Sebi Extends Suspension Of Trading In 7 Agri Commodity Derivatives For 1 Year
The Sebi has extended the suspension of futures and options trading in seven agricultural commodities, including wheat and moong, for one more year till December 2023 in a bid to rein in prices
Capital markets regulator, Securities and Exchange Board of India (Sebi), has extended the suspension of futures and options trading in seven agricultural commodities, including wheat and moong, for one more year till December 2023 in a bid to rein in prices, the PTI reported on Wednesday.
According to the report, the other agricultural commodities suspended by Sebi are paddy (non-basmati), chana, crude palm oil, mustard seeds, and their derivatives and soya bean and its derivatives.
The suspension permits squaring up of existing positions in these commodities, but no fresh futures trading is permitted in them for a year. To curb inflation, the Sebi in last December prohibited exchanges from launching new derivative contracts of soyabean, mustard seeds, channa, wheat, paddy, moong, and crude palm oil. These directions were applicable for one year.
Sebi in a statement on Wednesday said, “The suspension of trading in the above contracts has been extended for one more year beyond December 20, 2022, i.e. till December 20, 2023.”
Earlier this month, the Commodity Participants Association of India (CPAI) had urged the government and Sebi to allow exchanges to resume trading in these seven agricultural derivatives contracts.

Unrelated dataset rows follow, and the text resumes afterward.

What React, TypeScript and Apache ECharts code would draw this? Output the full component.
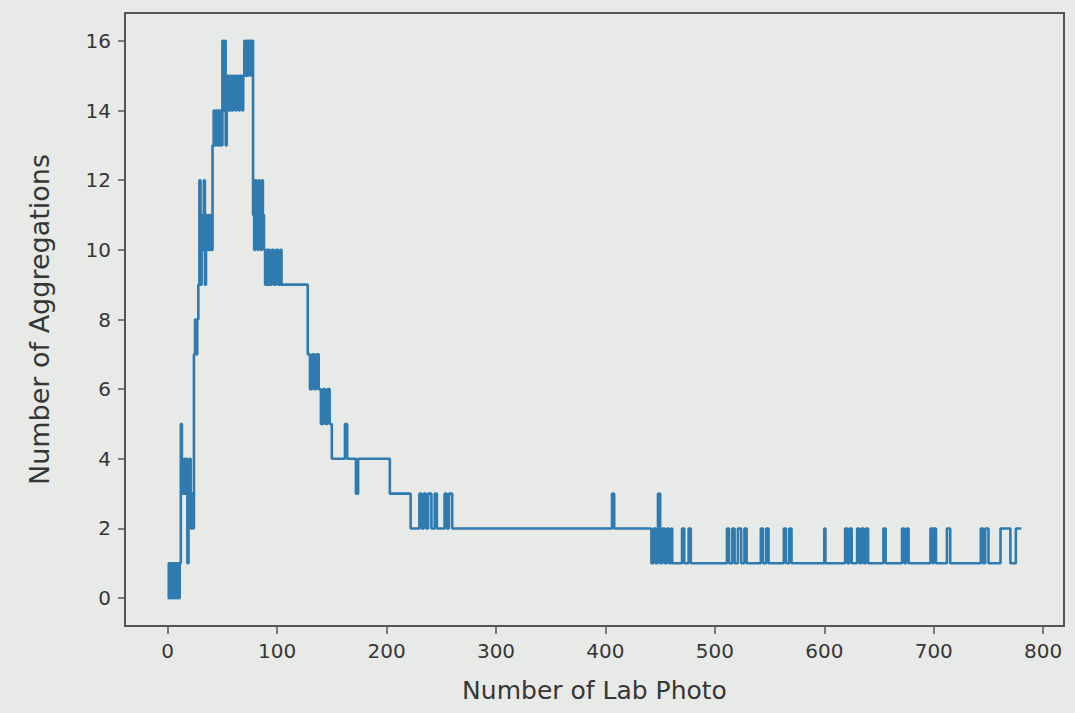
import React, { useEffect, useRef } from "react";
import * as echarts from "echarts";

// Step breakpoints: value stepY[i] holds from stepX[i] until stepX[i+1]
const stepX: number[] = [
  0, 1, 2, 3, 4, 5, 6, 7, 8, 9, 10, 11,
  12, 13, 14, 15, 16, 17, 18, 19, 20, 21, 22, 23,
  24, 25, 26, 27, 28, 29, 30, 31, 32, 33, 34, 35, 36, 37, 38, 39, 40,
  41, 42, 43, 44, 45, 46, 47, 48, 49, 50, 51, 52, 53, 54, 55, 56, 57, 58, 59, 60, 62, 63, 65, 66, 68, 69, 70, 71, 72, 73, 74, 76, 77,
  78, 79, 80, 81, 82, 83, 84, 85, 86, 87, 88, 89, 90, 91, 92, 93, 95, 97, 99, 101, 103, 104,
  128, 130, 132, 134, 136, 138, 140, 142, 144, 146, 148, 150,
  162, 164, 172, 174, 203, 222,
  230, 232, 234, 236, 238, 241, 244, 246, 253, 255, 257, 260,
  406, 408,
  442, 444, 446, 448, 450, 452, 454, 456, 458, 460, 461,
  470, 472, 476, 478,
  511, 513, 516, 518, 521, 524, 527, 529,
  542, 544, 547, 549,
  563, 565, 568, 570,
  600, 601,
  619, 621, 623, 625,
  630, 632, 634, 636, 638, 640,
  654, 656,
  671, 673, 675, 677,
  697, 699, 700, 702,
  712, 715,
  743, 745, 747, 750,
  761, 770, 775, 780,
];

const stepY: number[] = [
  0, 1, 0, 1, 0, 1, 0, 1, 0, 1, 0, 1,
  5, 4, 3, 4, 3, 4, 1, 3, 4, 2, 3, 2,
  7, 8, 7, 8, 9, 12, 9, 11, 10, 12, 9, 11, 10, 11, 10, 11, 10,
  13, 14, 13, 14, 13, 14, 13, 14, 13, 16, 14, 16, 13, 15, 14, 15, 14, 15, 14, 15, 14, 15, 14, 15, 14, 15, 16, 15, 16, 15, 16, 15, 16,
  11, 10, 12, 11, 10, 12, 11, 10, 12, 11, 10, 9, 10, 9, 10, 9, 10, 9, 10, 9, 10, 9,
  7, 6, 7, 6, 7, 6, 5, 6, 5, 6, 5, 4,
  5, 4, 3, 4, 3, 2,
  3, 2, 3, 2, 3, 2, 3, 2, 3, 2, 3, 2,
  3, 2,
  1, 2, 1, 3, 1, 2, 1, 2, 1, 2, 1,
  2, 1, 2, 1,
  2, 1, 2, 1, 2, 1, 2, 1,
  2, 1, 2, 1,
  2, 1, 2, 1,
  2, 1,
  2, 1, 2, 1,
  2, 1, 2, 1, 2, 1,
  2, 1,
  2, 1, 2, 1,
  2, 1, 2, 1,
  2, 1,
  2, 1, 2, 1,
  2, 1, 2, 2,
];

const xTicks: number[] = [0, 100, 200, 300, 400, 500, 600, 700, 800];
const yTicks: number[] = [0, 2, 4, 6, 8, 10, 12, 14, 16];

const xTitle = "Number of Lab Photo";
const yTitle = "Number of Aggregations";

export default function App() {
  const ref = useRef<HTMLDivElement>(null);

  useEffect(() => {
    if (!ref.current) return;
    const chart = echarts.init(ref.current, undefined, { renderer: "svg" });
    const data = stepX.map((x, i) => [x, stepY[i]]);
    const font = "DejaVu Sans";
    const textColor = "#363636";
    chart.setOption({
      animation: false,
      backgroundColor: "#e8eae7",
      grid: {
        left: 125,
        right: 11,
        top: 13,
        bottom: 87,
        show: true,
        borderColor: "#555",
        borderWidth: 2,
        backgroundColor: "#e8eae7",
      },
      xAxis: {
        type: "value",
        min: -39,
        max: 819,
        name: xTitle,
        nameLocation: "middle",
        nameGap: 52,
        nameTextStyle: { fontFamily: font, fontSize: 25, color: textColor },
        axisLine: { show: false, onZero: false },
        axisTick: {
          show: true,
          length: 8,
          lineStyle: { color: "#555", width: 1.5 },
          customValues: xTicks,
        },
        axisLabel: {
          fontFamily: font,
          fontSize: 20,
          color: textColor,
          margin: 15,
          customValues: xTicks,
        },
        splitLine: { show: false },
      },
      yAxis: {
        type: "value",
        min: -0.8,
        max: 16.8,
        name: yTitle,
        nameLocation: "middle",
        nameGap: 72,
        nameTextStyle: { fontFamily: font, fontSize: 27, color: textColor },
        axisLine: { show: false, onZero: false },
        axisTick: {
          show: true,
          length: 7,
          lineStyle: { color: "#555", width: 1.5 },
          customValues: yTicks,
        },
        axisLabel: {
          fontFamily: font,
          fontSize: 20,
          color: textColor,
          margin: 14,
          customValues: yTicks,
        },
        splitLine: { show: false },
      },
      series: [
        {
          type: "line",
          step: "end",
          data,
          showSymbol: false,
          symbol: "none",
          lineStyle: { color: "#2f7aae", width: 2.6 },
        },
      ],
    });
    return () => chart.dispose();
  }, []);

  return (
    <div
      ref={ref}
      style={{ position: "fixed", left: 0, top: 0, width: 1075, height: 713 }}
    />
  );
}
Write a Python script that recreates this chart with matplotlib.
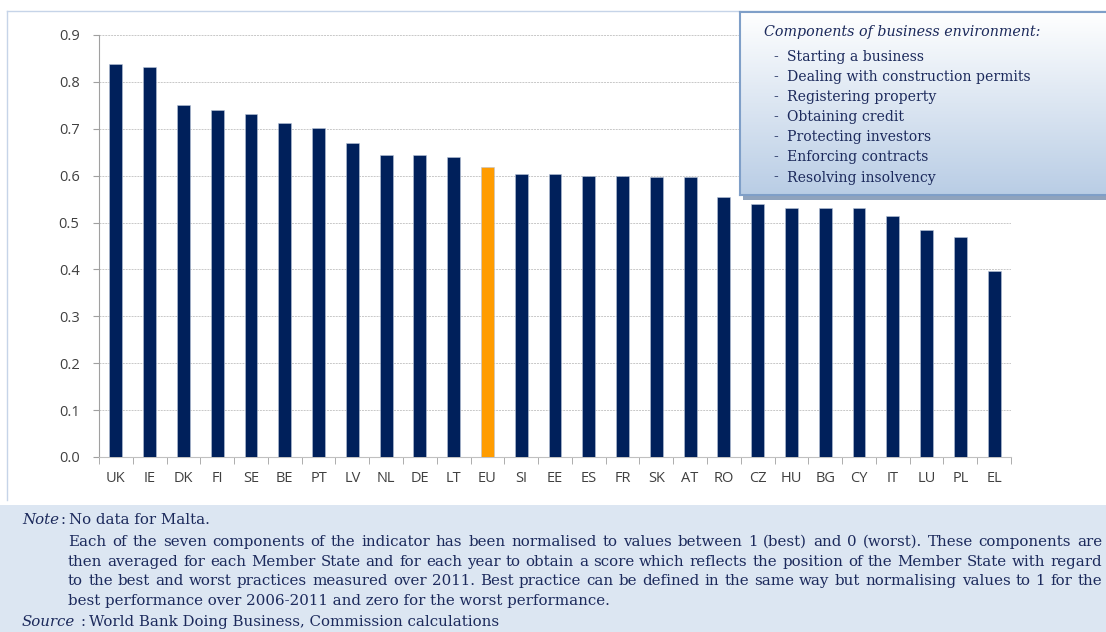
import numpy as np
import matplotlib.pyplot as plt
from matplotlib.patches import Rectangle

# Dados
paises = ["UK", "IE", "DK", "FI", "SE", "BE", "PT", "LV", "NL", "DE", "LT", "EU", "SI",
          "EE", "ES", "FR", "SK", "AT", "RO", "CZ", "HU", "BG", "CY", "IT", "LU", "PL", "EL"]
valores = [0.839, 0.832, 0.751, 0.739, 0.732, 0.713, 0.702, 0.669, 0.645, 0.645, 0.639, 0.618, 0.603,
           0.603, 0.600, 0.600, 0.597, 0.597, 0.554, 0.540, 0.532, 0.532, 0.530, 0.515, 0.485, 0.469, 0.397]
destaque = "EU"

componentes = ["Starting a business", "Dealing with construction permits", "Registering property",
               "Obtaining credit", "Protecting investors", "Enforcing contracts", "Resolving insolvency"]

nota_linhas = [
    "Each of the seven components of the indicator has been normalised to values between 1 (best) and 0 (worst). These components are",
    "then averaged for each Member State and for each year to obtain a score which reflects the position of the Member State with regard",
    "to the best and worst practices measured over 2011. Best practice can be defined in the same way but normalising values to 1 for the",
    "best performance over 2006-2011 and zero for the worst performance.",
]

W, H = 1106, 632
fig = plt.figure(figsize=(W / 100, H / 100), dpi=100)
renderer = fig.canvas.get_renderer()
serif = "DejaVu Serif"
navy_txt = "#1c2a5c"

# Fundo da área de notas
fig.patches.append(Rectangle((0, 0), 1, 1 - 505 / H, transform=fig.transFigure,
                             facecolor="#dce6f2", edgecolor="none", zorder=0))
# Moldura do gráfico
fig.lines.append(plt.Line2D([7 / W, 1], [1 - 11 / H, 1 - 11 / H], transform=fig.transFigure,
                            color="#c6d4e8", lw=1))
fig.lines.append(plt.Line2D([7 / W, 7 / W], [1 - 11 / H, 1 - 500 / H], transform=fig.transFigure,
                            color="#c6d4e8", lw=1))

ax = fig.add_axes([99 / W, 1 - 457 / H, (1011 - 99) / W, (457 - 35) / H])
x = np.arange(len(paises))
cores = ["#ff9c00" if p == destaque else "#00205b" for p in paises]
ax.bar(x, valores, width=0.38, color=cores, edgecolor="#b8c4d8", linewidth=0.4, zorder=3)

ax.set_xlim(-0.5, len(paises) - 0.5)
ax.set_ylim(0, 0.9)
ax.set_yticks(np.arange(0, 0.91, 0.1))
ax.set_yticklabels([f"{v:.1f}" for v in np.arange(0, 0.91, 0.1)])
ax.set_xticks(x)
ax.set_xticklabels(paises)
ax.set_xticks(np.arange(-0.5, len(paises), 1), minor=True)
ax.tick_params(axis="x", which="major", length=0, pad=10)
ax.tick_params(axis="x", which="minor", length=5, color="#a0a0a0", direction="out")
ax.tick_params(axis="y", length=4, color="#a0a0a0", pad=10)
ax.tick_params(labelsize=10.5, labelcolor="#404040")
for lab in ax.get_xticklabels() + ax.get_yticklabels():
    lab.set_family("Open Sans")

ax.grid(axis="y", color="#c8c8c8", linestyle=(0, (2, 1)), linewidth=0.7, zorder=0)
for s in ["top", "right"]:
    ax.spines[s].set_visible(False)
ax.spines["left"].set_color("#a0a0a0")
ax.spines["bottom"].set_color("#c0c0c0")

# Caixa dos componentes (com gradiente)
bx0, by0, bx1, by1 = 740 / W, 1 - 195 / H, 1.0, 1 - 12 / H
sombra = fig.add_axes([bx0 + 3 / W, by0 - 5 / H, bx1 - bx0, by1 - by0], zorder=4)
sombra.set_facecolor("#8fa3bd")
sombra.set_xticks([]); sombra.set_yticks([])
for s in sombra.spines.values():
    s.set_visible(False)
caixa = fig.add_axes([bx0, by0, bx1 - bx0, by1 - by0], zorder=5)
grad = np.linspace(1, 0, 256).reshape(-1, 1)
c_top = np.array([1.0, 1.0, 1.0])
c_bot = np.array([185, 205, 229]) / 255
img = c_bot[None, None, :] * (1 - grad[:, :, None]) + c_top[None, None, :] * grad[:, :, None]
caixa.imshow(img, aspect="auto", extent=[0, 1, 0, 1], origin="upper")
caixa.set_xlim(0, 1); caixa.set_ylim(0, 1)
caixa.set_xticks([]); caixa.set_yticks([])
for s in caixa.spines.values():
    s.set_color("#7f9fc8")
    s.set_linewidth(1.5)
caixa.spines["right"].set_visible(False)

fig.text(764 / W, 1 - 32 / H, "Components of business environment:", fontsize=10.3,
         family=serif, style="italic", color=navy_txt, va="center", zorder=6)
for i, comp in enumerate(componentes):
    yy = 1 - (57 + 20.1 * i) / H
    fig.text(773 / W, yy, "-", fontsize=10, family=serif, color=navy_txt, va="center", zorder=6)
    fig.text(787 / W, yy, comp, fontsize=10.1, family=serif, color=navy_txt, va="center", zorder=6)


def texto_justificado(linha, x0, x1, y, fs):
    # coloca cada palavra para que a linha ocupe de x0 a x1 (pixels)
    palavras = linha.split()
    larguras = []
    objs = []
    for p in palavras:
        t = fig.text(0, 1 - y / H, p, fontsize=fs, family=serif, va="center", color=navy_txt)
        larguras.append(t.get_window_extent(renderer).width)
        objs.append(t)
    espaco = (x1 - x0 - sum(larguras)) / (len(palavras) - 1)
    pos = x0
    for t, w in zip(objs, larguras):
        t.set_x(pos / W)
        pos += w + espaco


# Notas
fs = 10.8
fig.text(22 / W, 1 - 520 / H, "Note", fontsize=fs, family=serif, style="italic",
         va="center", color=navy_txt)
fig.text(61 / W, 1 - 520 / H, ":", fontsize=fs, family=serif, va="center", color=navy_txt)
fig.text(69 / W, 1 - 520 / H, "No data for Malta.", fontsize=fs, family=serif,
         va="center", color=navy_txt)
ys = [542, 562, 581, 601]
for i, linha in enumerate(nota_linhas):
    if i < len(nota_linhas) - 1:
        texto_justificado(linha, 68, 1102, ys[i], fs)
    else:
        fig.text(68 / W, 1 - ys[i] / H, linha, fontsize=fs, family=serif,
                 va="center", color=navy_txt)
fig.text(22 / W, 1 - 622 / H, "Source", fontsize=fs, family=serif, style="italic",
         va="center", color=navy_txt)
fig.text(81 / W, 1 - 622 / H, ":", fontsize=fs, family=serif, va="center", color=navy_txt)
fig.text(89 / W, 1 - 622 / H, "World Bank Doing Business, Commission calculations", fontsize=fs,
         family=serif, va="center", color=navy_txt)

fig.savefig("out.png", dpi=100)
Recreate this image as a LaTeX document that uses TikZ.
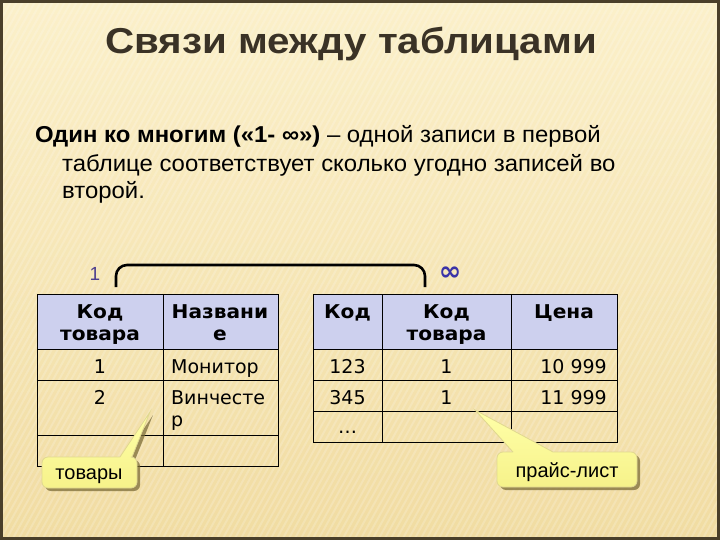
\documentclass[tikz,border=0pt]{standalone}
\usepackage{fontspec}
\setmainfont{Liberation Sans}
\newfontfamily\verd{DejaVu Sans}
\newfontfamily\verdb[FakeStretch=1.06]{DejaVu Sans Bold}
\newfontfamily\titlefont[FakeStretch=1.12]{Liberation Sans Bold}
\newfontfamily\bodyfont[FakeStretch=1.04]{Liberation Sans}
\usetikzlibrary{shadows}
\definecolor{bgtop}{HTML}{FBF0CA}
\definecolor{bgbot}{HTML}{F1DCA2}
\definecolor{frame}{HTML}{4A3F2A}
\definecolor{titlec}{HTML}{3A3226}
\definecolor{hdr}{HTML}{CDD0EE}
\definecolor{callt}{HTML}{FFFFA8}
\definecolor{callb}{HTML}{F6F28A}
\definecolor{callline}{HTML}{E0D890}
\definecolor{callshadow}{HTML}{7D6D38}
\definecolor{onec}{HTML}{4E3F8F}
\definecolor{infc}{HTML}{3A33A8}
\begin{document}
\begin{tikzpicture}[x=1pt,y=-1pt,
  cell/.style={draw=black,line width=1.2pt,inner sep=0pt,anchor=north west},
  hcell/.style={cell,fill=hdr},
  tx/.style={inner sep=0pt,anchor=base,font=\verd\fontsize{19}{22}\selectfont},
  txb/.style={tx,font=\verdb\fontsize{19}{22}\selectfont},
  bodytext/.style={anchor=base west,inner sep=0pt,font=\bodyfont\fontsize{23}{28}\selectfont},
  callout/.style={draw=callline,line width=0.8pt,top color=callt,bottom color=callb,
     drop shadow={shadow xshift=3pt,shadow yshift=-3pt,opacity=0.75,fill=callshadow}},
  calltext/.style={inner sep=0pt,anchor=base,font=\fontsize{20}{24}\selectfont}]
\useasboundingbox (0,0) rectangle (720,540);
\shade[top color=bgtop,bottom color=bgbot] (0,0) rectangle (720,540);
\begin{scope}
\clip (0,0) rectangle (720,540);
\foreach \i in {-300,-294,...,720} {
  \draw[white,opacity=0.18,line width=2pt] (\i,540) -- (\i+300,0);
}
\end{scope}
\draw[frame,line width=3pt] (1.5,1.5) rectangle (718.5,538.5);
% title
\node[anchor=base,inner sep=0pt,text=titlec,font=\titlefont\fontsize{36}{40}\selectfont] (title) at (351,54) {Связи между таблицами};
% body
\node[bodytext] (l1) at (35,143) {\textbf{Один ко многим («1- ∞»)} – одной записи в первой};
\node[bodytext] (l2) at (62,172) {таблице соответствует сколько угодно записей во};
\node[bodytext] (l3) at (62,199) {второй.};
% table 1
\node[hcell,minimum width=126,minimum height=55] (a1) at (37,294) {};
\node[hcell,minimum width=115,minimum height=55] (a2) at (163,294) {};
\node[cell,minimum width=126,minimum height=31] (b1) at (37,349) {};
\node[cell,minimum width=115,minimum height=31] (b2) at (163,349) {};
\node[cell,minimum width=126,minimum height=55] (c1) at (37,380) {};
\node[cell,minimum width=115,minimum height=55] (c2) at (163,380) {};
\node[cell,minimum width=126,minimum height=31] (d1) at (37,435) {};
\node[cell,minimum width=115,minimum height=31] (d2) at (163,435) {};
\node[txb] (ta1) at (100,318) {Код};
\node[txb] (ta1b) at (100,340) {товара};
\node[txb] (ta2) at (220,318) {Названи};
\node[txb] (ta2b) at (220,340) {е};
\node[tx] (tb1) at (100,373) {1};
\node[tx,anchor=base west] (tb2) at (171,373) {Монитор};
\node[tx] (tc1) at (100,404) {2};
\node[tx,anchor=base west] (tc2) at (171,404) {Винчесте};
\node[tx,anchor=base west] (tc2b) at (171,426) {р};
% table 2
\node[hcell,minimum width=69,minimum height=55] (e1) at (313,294) {};
\node[hcell,minimum width=129,minimum height=55] (e2) at (382,294) {};
\node[hcell,minimum width=106,minimum height=55] (e3) at (511,294) {};
\node[cell,minimum width=69,minimum height=31] (f1) at (313,349) {};
\node[cell,minimum width=129,minimum height=31] (f2) at (382,349) {};
\node[cell,minimum width=106,minimum height=31] (f3) at (511,349) {};
\node[cell,minimum width=69,minimum height=31] (g1) at (313,380) {};
\node[cell,minimum width=129,minimum height=31] (g2) at (382,380) {};
\node[cell,minimum width=106,minimum height=31] (g3) at (511,380) {};
\node[cell,minimum width=69,minimum height=31] (h1) at (313,411) {};
\node[cell,minimum width=129,minimum height=31] (h2) at (382,411) {};
\node[cell,minimum width=106,minimum height=31] (h3) at (511,411) {};
\node[txb] (te1) at (347.5,318) {Код};
\node[txb] (te2) at (446.5,318) {Код};
\node[txb] (te2b) at (446.5,340) {товара};
\node[txb] (te3) at (564,318) {Цена};
\node[tx] (tf1) at (347.5,373) {123};
\node[tx] (tf2) at (446.5,373) {1};
\node[tx,anchor=base east] (tf3) at (607,373) {10 999};
\node[tx] (tg1) at (347.5,404) {345};
\node[tx] (tg2) at (446.5,404) {1};
\node[tx,anchor=base east] (tg3) at (607,404) {11 999};
\node[tx] (th1) at (347.5,433) {…};
% bracket
\coordinate (bl) at (116,287);
\coordinate (br) at (425,287);
\draw[line width=2.6pt,rounded corners=11] (bl) -- (116,265) -- (425,265) -- (br);
\node[inner sep=0pt,text=onec,font=\fontsize{19}{22}\selectfont] (one) at (95,274) {1};
\node[inner sep=0pt,text=infc,font=\verd\bfseries\fontsize{27}{30}\selectfont] (inf) at (450,274) {∞};
% callouts
\path[callout] (120,457) -- (150,412) -- (132,457) [rounded corners=6] -- (137,457) -- (137,488) -- (42,488) -- (42,457) -- (120,457);
\node[calltext] (tov) at (89,479) {товары};
\path[callout] (513,452) -- (475,410) -- (553,452) [rounded corners=6] -- (637,452) -- (637,487) -- (497,487) -- (497,452) -- (513,452);
\node[calltext] (price) at (567,477) {прайс-лист};
\end{tikzpicture}
\end{document}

In its letter to the Finance Ministry and Sebi, the association had said the prolonged bans are detrimental to the Indian commodity market ecosystem and severely dent the perception regarding India's ease of doing business environment.
During the last one year, the price of some of these commodities has been below or around MSP, and many studies concluded that the commodity prices are predominantly governed by supply and demand factors, and trading on exchanges has no impact on the price, CPAI had mentioned.
The association suggested that easily reversible options, such as increasing margin and lowering open interest limits for commodity derivatives contracts may be resorted to in case significant volatility is observed in agri-commodity contracts.